Sure guns become the weapon of choice far too often, but the root cause may be more in line with the crowding and social disparities than the prevalence of any particular weapon. If not a gun, then a knife, or a brick. Let's look at the real source, not the result of the violence.
Irresponsible reporting tonight on ac360 to imply that EMS/fire was negligent in responding to victims within the theater. No one can fully prepare for the kind of chaos that transpired that dreadful night. Yes, there were victims inside that theater that desperately needed medical attention. However there were also countless victims in the parking lot – many who remain hospitalized in critical condition as we speak. Presumably lives we're saved outside the theater while others were dying inside. The horror of that night will live with all of the first responders for the rest of their lives; the implication that their actions were insufficient only serves to compile their heartache. For a network committed to remembering the victims; it appears that you've lost sight of the fact that these brave men and women risking their lives to help others were victims too.

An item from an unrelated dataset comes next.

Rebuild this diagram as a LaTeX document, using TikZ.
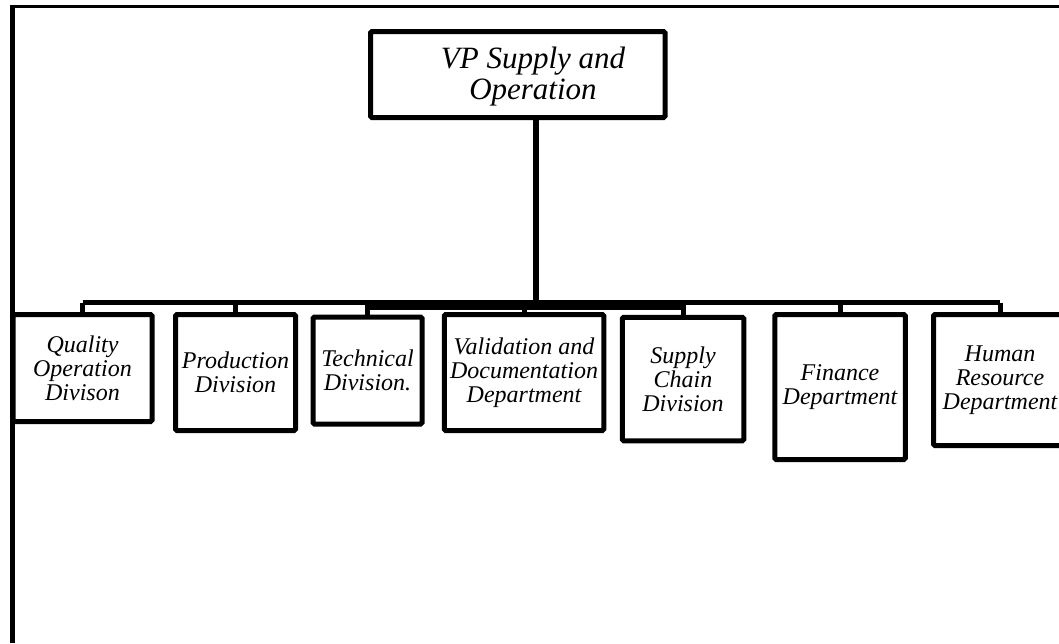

As I understand the report, the alleged assailant performed poorly on an exam when he decided to plan and carry out this killing spree. Having been in similar situations, both in school and on the job, I suspect he resulted to peer pressure. What I mean is, while I was in school, there was a lot of pressure to stay up, almost as if staying up was a measure of how well one understood the learning content. I suspect that the alleged assailant misunderstood the pressure, and as such, decided to show what he could do–not so much in how interested he was in his subject, but by what idea he could come up with to show others that he could, in fact, "do." I suspect that in lieu of humbling himself down, he simply chose to astound whatever audience he had.